"If we save the sea, we save our world." Earth Day at Rockfish
David Attenborough said it better than we ever could: "If we save the sea, we save our world." The ocean produces more than half of the world's oxygen, absorbs a third of the carbon dioxide we produce, and regulates the climate systems that make life on land possible. Earth Day tends to turn our attention to forests and land, but the sea is where this story really begins, and where it could end if we stop paying attention.
Of course, the clue is in the name; when you hear “Rockfish” you think of the sea, and when you think of the sea you probably start to think about sustainability
Of course on Earth Day there is one word you likely cannot escape: sustainability. In 2026 you hear the word thrown around more than ever, and not always carefully. Whenever we talk about sustainability, we try to be as specific as possible. Sustainability in seafood isn't one thing, but a set of decisions, made daily, that either compound into something meaningful or slowly unravel into greenwash. Here is what it means to us in practice.
It means being on Brixham quayside before 4am to choose what we buy, rather than ordering from a website photo. The fish we serve in our restaurants and deliver through the Online Seafood Market is selected by people who know the boats, know the fishermen, and know what a good morning at market looks like. It travels a few hundred yards from the auction floor to our facility, where it's prepared the same day. The food miles involved would make a lot of supply chains blush.
It means zero waste. Everything that comes off those boats and into our hands is either sold fresh or, if it’s not sold that day, blast frozen at peak quality on the quayside. Nothing goes to waste. Even the fish delivery boxes that reach your door can be returned to us, where they’re turned into garden furniture!
It means eating with the seasons and trusting the rhythm that the sea sets for us. Our menus follow what's seasonal and what’s actually being landed, not what's convenient or consistent, but what's genuinely at its best right now. That means celebrating crab when crab is ready, championing hake when hake is abundant, and resisting the temptation to serve fish out of season simply because it sells.
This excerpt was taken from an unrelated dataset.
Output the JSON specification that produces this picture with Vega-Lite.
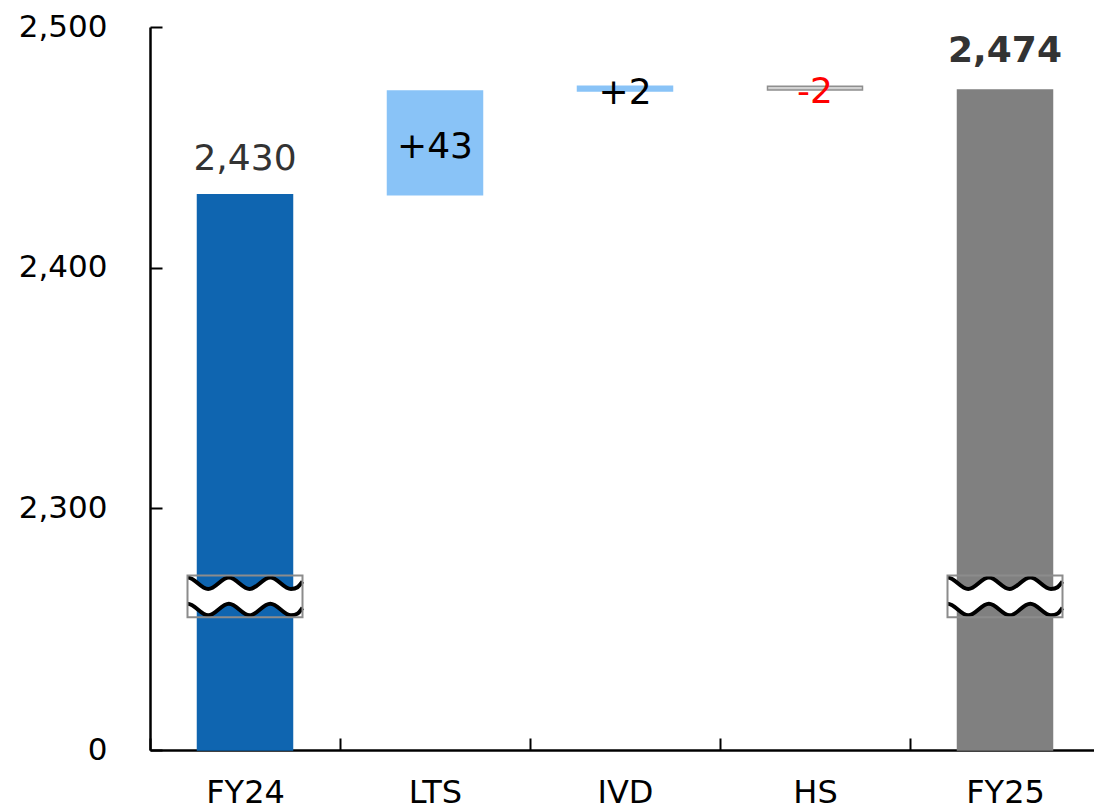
{
  "$schema": "https://vega.github.io/schema/vega-lite/v6.json",
  "autosize": {"type": "none"},
  "padding": {"left": 150, "top": 27, "right": -6, "bottom": 61},
  "width": 950,
  "height": 723,
  "background": "white",
  "config": {
    "view": {"stroke": null},
    "font": "DejaVu Sans",
    "axisY": {
      "title": null,
      "labelFontSize": 31,
      "labelColor": "#000000",
      "labelPadding": 55,
      "domainColor": "#000000",
      "domainWidth": 2.5,
      "tickColor": "#000000",
      "tickWidth": 2,
      "tickSize": -12,
      "grid": false
    }
  },
  "datasets": {
    "bars": [
      {"cat": "FY24", "start": 0, "end": 2430.3, "kind": "FY24", "label": "2,430"},
      {"cat": "LTS", "start": 2430.3, "end": 2473.4, "kind": "up", "label": "+43"},
      {"cat": "IVD", "start": 2473.4, "end": 2475.4, "kind": "up", "label": "+2"},
      {"cat": "HS", "start": 2475.4, "end": 2473.8, "kind": "down", "label": "-2"},
      {"cat": "FY25", "start": 0, "end": 2473.8, "kind": "FY25", "label": "2,474"}
    ],
    "breaks": [
      {"cat": "FY24", "brk": 1460},
      {"cat": "FY25", "brk": 1460}
    ]
  },
  "encoding": {
    "x": {
      "field": "cat",
      "type": "nominal",
      "sort": ["FY24", "LTS", "IVD", "HS", "FY25"],
      "scale": {"paddingInner": 0, "paddingOuter": 0},
      "axis": {
        "title": null,
        "labelAngle": 0,
        "labelFontSize": 32,
        "labelColor": "#000000",
        "labelPadding": 39,
        "domainColor": "#000000",
        "domainWidth": 2.5,
        "tickColor": "#000000",
        "tickWidth": 2,
        "tickSize": -12,
        "tickBand": "extent",
        "grid": false
      }
    }
  },
  "layer": [
    {
      "data": {"name": "bars"},
      "mark": {"type": "bar", "width": {"band": 0.5}, "strokeWidth": 1.5},
      "encoding": {
        "y": {
          "field": "start",
          "type": "quantitative",
          "scale": {"domain": [0, 2300, 2500], "range": [723, 481, 0], "nice": false, "zero": false},
          "axis": {"title": null, "values": [0, 2300, 2400, 2500], "labelExpr": "format(datum.value, ',')", "labelPadding": 55, "labelFontSize": 31}
        },
        "y2": {"field": "end"},
        "color": {
          "field": "kind",
          "type": "nominal",
          "scale": {"domain": ["FY24", "up", "down", "FY25"], "range": ["#0f65b0", "#89c3f7", "#d2d2d2", "#808080"]},
          "legend": null
        },
        "stroke": {
          "field": "kind",
          "type": "nominal",
          "scale": {"domain": ["FY24", "up", "down", "FY25"], "range": ["#0f65b0", "#89c3f7", "#8f8f8f", "#808080"]},
          "legend": null
        }
      }
    },
    {
      "data": {"name": "breaks"},
      "mark": {
        "type": "point",
        "shape": "M-1,-0.33 C-0.87,-0.33 -0.77,-0.13 -0.64,-0.13 S-0.41,-0.33 -0.28,-0.33 S-0.05,-0.13 0.08,-0.13 S0.31,-0.33 0.44,-0.33 S0.67,-0.13 0.8,-0.13 S0.95,-0.2 1,-0.26 L1,0.2 C0.95,0.26 0.93,0.33 0.8,0.33 C0.67,0.33 0.57,0.13 0.44,0.13 C0.31,0.13 0.21,0.33 0.08,0.33 C-0.05,0.33 -0.15,0.13 -0.28,0.13 C-0.41,0.13 -0.51,0.33 -0.64,0.33 C-0.77,0.33 -0.87,0.13 -1,0.13 Z",
        "size": 13225,
        "filled": true,
        "color": "white",
        "strokeWidth": 0,
        "opacity": 1
      },
      "encoding": {
        "y": {"field": "brk", "type": "quantitative"}
      }
    },
    {
      "data": {"name": "breaks"},
      "mark": {
        "type": "point",
        "shape": "M-1,-0.33 C-0.87,-0.33 -0.77,-0.13 -0.64,-0.13 S-0.41,-0.33 -0.28,-0.33 S-0.05,-0.13 0.08,-0.13 S0.31,-0.33 0.44,-0.33 S0.67,-0.13 0.8,-0.13 S0.95,-0.2 1,-0.26 M-1,0.13 C-0.87,0.13 -0.77,0.33 -0.64,0.33 S-0.41,0.13 -0.28,0.13 S-0.05,0.33 0.08,0.33 S0.31,0.13 0.44,0.13 S0.67,0.33 0.8,0.33 S0.95,0.26 1,0.2",
        "size": 13225,
        "filled": false,
        "color": "#000000",
        "strokeWidth": 4,
        "opacity": 1
      },
      "encoding": {
        "y": {"field": "brk", "type": "quantitative"}
      }
    },
    {
      "data": {"name": "breaks"},
      "mark": {
        "type": "point",
        "shape": "M-1,-0.365 L1,-0.365 L1,0.365 L-1,0.365 Z",
        "size": 13225,
        "filled": false,
        "color": "#8c8c8c",
        "strokeWidth": 2,
        "opacity": 1
      },
      "encoding": {
        "y": {"field": "brk", "type": "quantitative"}
      }
    },
    {
      "data": {"name": "bars"},
      "transform": [{"filter": "datum.cat === 'FY24'"}],
      "mark": {"type": "text", "fontSize": 36, "color": "#333333", "baseline": "alphabetic", "dy": -25},
      "encoding": {
        "y": {"field": "end", "type": "quantitative"},
        "text": {"field": "label"}
      }
    },
    {
      "data": {"name": "bars"},
      "transform": [{"filter": "datum.cat === 'FY25'"}],
      "mark": {"type": "text", "fontSize": 36, "fontWeight": "bold", "color": "#333333", "baseline": "alphabetic", "dy": -28},
      "encoding": {
        "y": {"field": "end", "type": "quantitative"},
        "text": {"field": "label"}
      }
    },
    {
      "data": {"name": "bars"},
      "transform": [
        {"filter": "datum.kind === 'up' || datum.kind === 'down'"},
        {"calculate": "(datum.start + datum.end) / 2", "as": "mid"}
      ],
      "mark": {"type": "text", "fontSize": 36, "baseline": "alphabetic", "dy": 15},
      "encoding": {
        "y": {"field": "mid", "type": "quantitative"},
        "text": {"field": "label"},
        "color": {
          "field": "kind",
          "type": "nominal",
          "scale": {"domain": ["FY24", "up", "down", "FY25"], "range": ["#0f65b0", "#000000", "#ff0000", "#808080"]},
          "legend": null
        }
      }
    }
  ],
  "resolve": {"scale": {"color": "independent"}}
}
The species on our menus come from fisheries we trust, all either MSC-certified, or working toward certification through Fishery Improvement Plans, or the local boats we've bought from for years at Brixham market and know by name.
It means championing the fish that British waters do brilliantly and that too few people know. We are an island nation sitting on some of the finest fishing grounds in the world, and yet 80% of what the UK consumes is imported, while most of what our own fleet lands is shipped to France and Spain. Coley, gurnard, hake, pollock, megrim are all extraordinary fish, caught by local boats, every bit as delicious as the more popular choices and in far better shape. The feeling we get when someone tells us how much they enjoyed a fish they’ve not tried before is a tricky feeling to top.
But sustainability, in the fullest sense, is about people as much as it is about fish. The fishing communities of the South West (the skippers, the crew, the market workers, the processors to name a few) are the custodians of British seafood. When those communities thrive, the sea is looked after. When they struggle, corners get cut and stocks get pushed.
Rockfish guests have helped us raise funds for community projects, initiatives and charities across Devon and Dorset, through the simple act of a £1 donation added to a bill. We make it happen, we organise it, but the generosity is theirs. We're proud of what that collective giving adds up to, and we're proud of the places it supports.
Mitch is also a co-founder and board member of the Devon Environmental Foundation, a charity which accelerates local nature restoration by funding grassroots, innovative, and impactful projects that protect and restore nature in Devon.
Working in an industry that comes under scrutiny isn't always easy, but if anything, it sharpens our focus. The noise around “sustainable” seafood makes us more certain of our direction, not less.
The ocean gives us everything. The least we can do is pay attention, and that’s what Earth Day is about.